If Mummy and the children move in with someone who has children, there is an inevitable jockeying for position while both adults try to show how impartial and fair they are. Even small children will intuit that they can distort the balance of power, and ‘not being friends’ is a way to show they are not happy with the situation. In family relationships, as in most other situations, people tend to prefer the familiar, to want to restore the status quo.  When a step-sibling is born, older children often have very mixed feelings. They may resent Mummy or Daddy is having a baby with someone else, but be quite excited about a new baby. If you are able to involve the first children in a positive and constructive way, this can be a perfect chance to blend a new family.

But there is no easy way to blend two families. Even when two widowed parents move in together, the children are still very protective of the way their family always did things, and wary of change.  Each family operates in its own way, each set of children bring their own strengths and prejudices. But after a couple of years, things usually improve. It can help if you introduce new traditions, new ways of ‘doing Christmas’ as a ‘new’ family.

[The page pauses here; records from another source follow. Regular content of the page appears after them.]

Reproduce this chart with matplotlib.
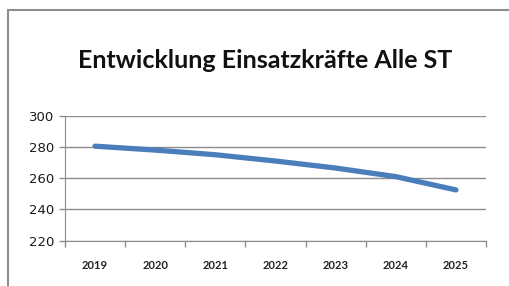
import matplotlib
matplotlib.use("Agg")
import matplotlib.pyplot as plt
from matplotlib.patches import Rectangle

years = ["2019", "2020", "2021", "2022", "2023", "2024", "2025"]
values = [280.5, 278, 275, 271, 266.5, 261, 252.5]
yticks = [220, 240, 260, 280, 300]
title = "Entwicklung Einsatzkräfte Alle ST"

W, H = 509, 286
fig = plt.figure(figsize=(W / 100, H / 100), dpi=100)
fig.patch.set_facecolor("white")

# outer chart frame (left and top edges visible)
fig.add_artist(Rectangle((8 / W, -0.5), 2, (1 - 10 / H) + 0.5, transform=fig.transFigure,
                         fill=False, edgecolor="#8c8c8c", linewidth=1.5))

left, right = 65 / W, 486 / W
top, bottom = 1 - 115.7 / H, 1 - 240.7 / H
ax = fig.add_axes([left, bottom, right - left, top - bottom])

x = list(range(len(years)))
ax.plot(x, values, color="#4a7ebb", linewidth=3.8, solid_capstyle="round")
ax.set_xlim(-0.5, len(years) - 0.5)
ax.set_ylim(220, 300)
ax.set_yticks(yticks)
ax.set_yticklabels([str(v) for v in yticks], fontsize=9.5, family="DejaVu Sans", color="#1a1a1a")
ax.yaxis.grid(True, color="#8c8c8c", linewidth=1.0)
ax.set_axisbelow(True)

ax.set_xticks(x)
ax.set_xticklabels(years, fontsize=8, family="Lato", fontweight="bold", color="#222222")
ax.set_xticks([i - 0.5 for i in range(len(years) + 1)], minor=True)
ax.tick_params(axis="x", which="major", length=0, pad=14)
ax.tick_params(axis="x", which="minor", length=4, color="#8c8c8c", width=1)
ax.tick_params(axis="y", length=4, color="#8c8c8c", width=1, pad=4)

for s in ["top", "right"]:
    ax.spines[s].set_visible(False)
ax.spines["left"].set_color("#8c8c8c")
ax.spines["bottom"].set_color("#8c8c8c")

fig.text(265 / W, 1 - 60 / H, title, ha="center", va="center", fontsize=18,
         fontweight="bold", family="Lato", color="#111111")

fig.savefig("out.png", dpi=100)
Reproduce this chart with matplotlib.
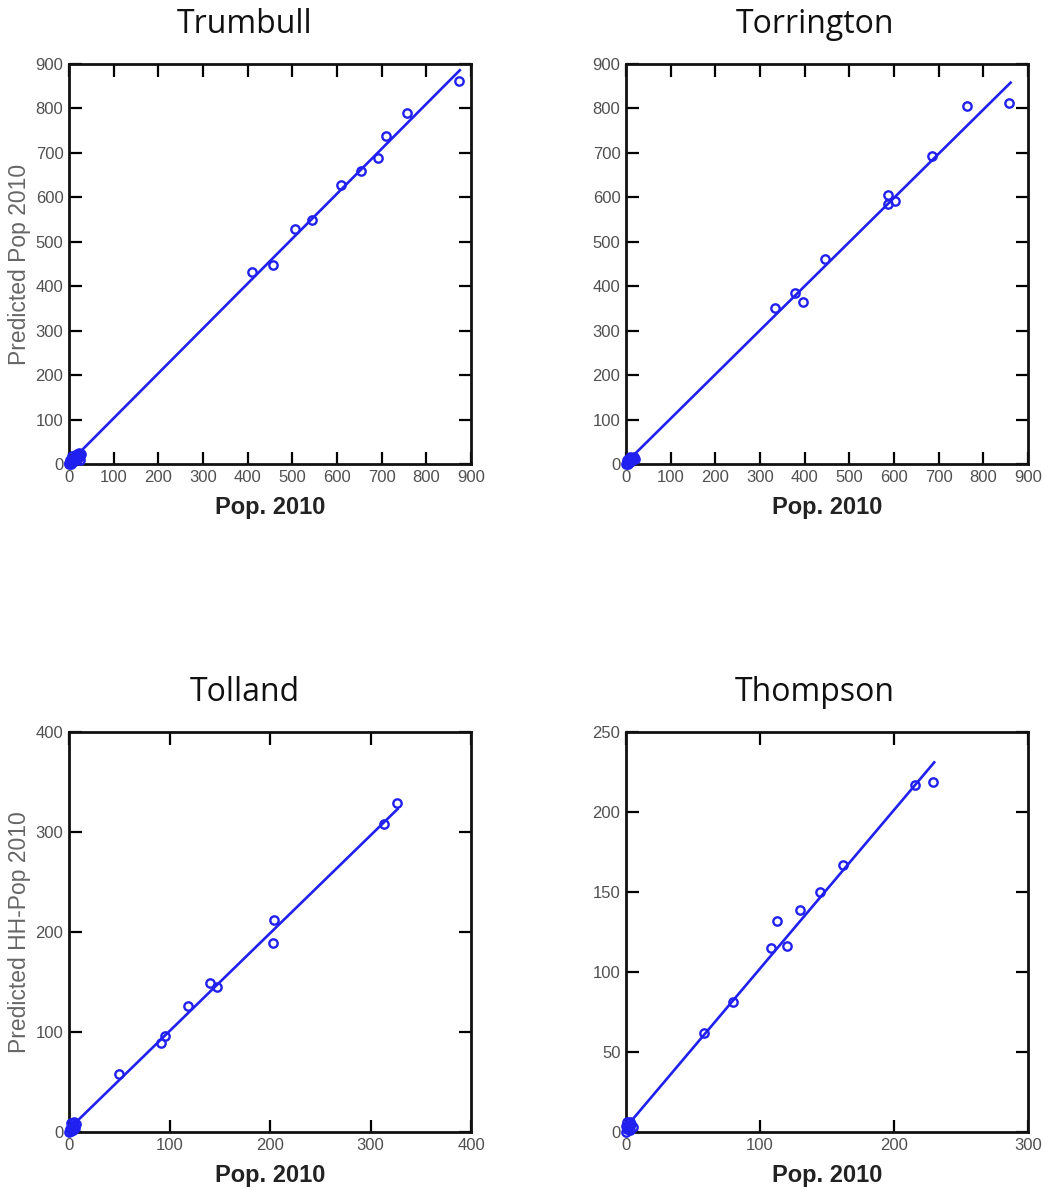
import numpy as np
import matplotlib
matplotlib.use("Agg")
import matplotlib.pyplot as plt

# ---- data -------------------------------------------------------------
towns = ["Trumbull", "Torrington", "Tolland", "Thompson"]

trumbull_pop = [0, 1, 3, 5, 6, 8, 10, 12, 14, 15, 18, 20, 22, 24, 25, 26, 2, 7,
                409, 456, 505, 545, 610, 654, 692, 709, 757, 874]
trumbull_pred = [0, 2, 4, 1, 8, 5, 12, 9, 16, 20, 22, 14, 25, 18, 8, 22, 10, 18,
                 431, 448, 529, 549, 628, 660, 688, 738, 790, 862]
trumbull_fit_x = [0, 875]
trumbull_fit_y = [2, 886]

torrington_pop = [0, 2, 4, 6, 8, 10, 12, 14, 16, 18, 20, 3, 9,
                  334, 378, 396, 446, 587, 587, 602, 684, 764, 858]
torrington_pred = [0, 3, 1, 6, 4, 10, 7, 14, 11, 16, 12, 8, 15,
                   352, 385, 365, 462, 605, 584, 592, 693, 805, 813]
torrington_fit_x = [0, 861]
torrington_fit_y = [3, 858]

tolland_pop = [0, 1, 2, 3, 4, 5, 6, 7, 2, 5,
               50, 92, 96, 118, 140, 147, 203, 204, 313, 326]
tolland_pred = [0, 3, 1, 5, 2, 7, 4, 8, 9, 10,
                58, 89, 96, 126, 149, 145, 189, 212, 308, 329]
tolland_fit_x = [0, 327]
tolland_fit_y = [3, 323]

thompson_pop = [0, 1, 2, 3, 4, 5, 1, 3, 0,
                58, 80, 108, 113, 120, 130, 145, 162, 216, 229]
thompson_pred = [0, 2, 4, 1, 5, 3, 6, 6, 4,
                 62, 81, 115, 132, 116, 139, 150, 167, 217, 219]
thompson_fit_x = [0, 230]
thompson_fit_y = [3, 231]

x_label = "Pop. 2010"
y_labels = ["Predicted Pop 2010", None, "Predicted HH-Pop 2010", None]

x_ticks = [np.arange(0, 901, 100), np.arange(0, 901, 100),
           np.arange(0, 401, 100), np.arange(0, 301, 100)]
y_ticks = [np.arange(0, 901, 100), np.arange(0, 901, 100),
           np.arange(0, 401, 100), np.arange(0, 251, 50)]

series = [
    (trumbull_pop, trumbull_pred, trumbull_fit_x, trumbull_fit_y),
    (torrington_pop, torrington_pred, torrington_fit_x, torrington_fit_y),
    (tolland_pop, tolland_pred, tolland_fit_x, tolland_fit_y),
    (thompson_pop, thompson_pred, thompson_fit_x, thompson_fit_y),
]

# ---- style ------------------------------------------------------------
W, H = 1045, 1190
plt.rcParams["font.family"] = ["Liberation Sans", "DejaVu Sans"]
blue = "#2020f0"
tick_gray = "#505050"

fig = plt.figure(figsize=(W / 100, H / 100), dpi=100)

# panel boxes in pixels: left, top, right, bottom
boxes = [(69, 64, 471, 464), (626, 64, 1028, 464),
         (69, 732, 471, 1132), (626, 732, 1028, 1132)]
title_pos = [(245, 33), (815, 33), (245, 701), (815, 701)]

for i, (l, t, r, b) in enumerate(boxes):
    ax = fig.add_axes([l / W, 1 - b / H, (r - l) / W, (b - t) / H])
    xs, ys, fx, fy = series[i]
    ax.plot(fx, fy, color=blue, lw=1.9, zorder=2)
    ax.plot(xs, ys, linestyle="none", marker="o", ms=6, mfc="none",
            mec=blue, mew=1.7, zorder=3, clip_on=False)

    xt, yt = x_ticks[i], y_ticks[i]
    ax.set_xlim(xt[0], xt[-1])
    ax.set_ylim(yt[0], yt[-1])
    ax.set_xticks(xt)
    ax.set_yticks(yt)
    ax.tick_params(direction="in", length=9, width=1.6, top=True, right=True,
                   labelsize=12, labelcolor=tick_gray, pad=4)
    for s in ax.spines.values():
        s.set_linewidth(2.0)
        s.set_color("#111111")

    ax.set_xlabel(x_label, fontsize=17, fontweight="bold", color="#222222",
                  labelpad=8)
    if y_labels[i]:
        ax.set_ylabel(y_labels[i], fontsize=16.5, color="#666666", labelpad=3)

    tx, ty = title_pos[i]
    fig.text(tx / W, 1 - ty / H, towns[i], ha="center", va="baseline",
             fontsize=23, family=["Open Sans", "DejaVu Sans"], color="#111111")

fig.savefig("out.png", dpi=100, facecolor="white")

Many families find that eventually children value the opportunity to have different siblings in different places, and can enjoy their company quite dispassionately.  Most siblings, step- or full, grow through the rivalry of childhood and are able to acknowledge their love for each other. Most siblings find they miss each other enormously when they move on.  Many siblings, however, continue to have a nostalgia for the rivalry of their youth – and many an adult has been heard to compare their children/furniture/weight/salary/holiday with that of a brother or sister, even while loving them enormously. There appears to be no difficulty in loving a sibling, even whilst remembering that they might just be not as good as you.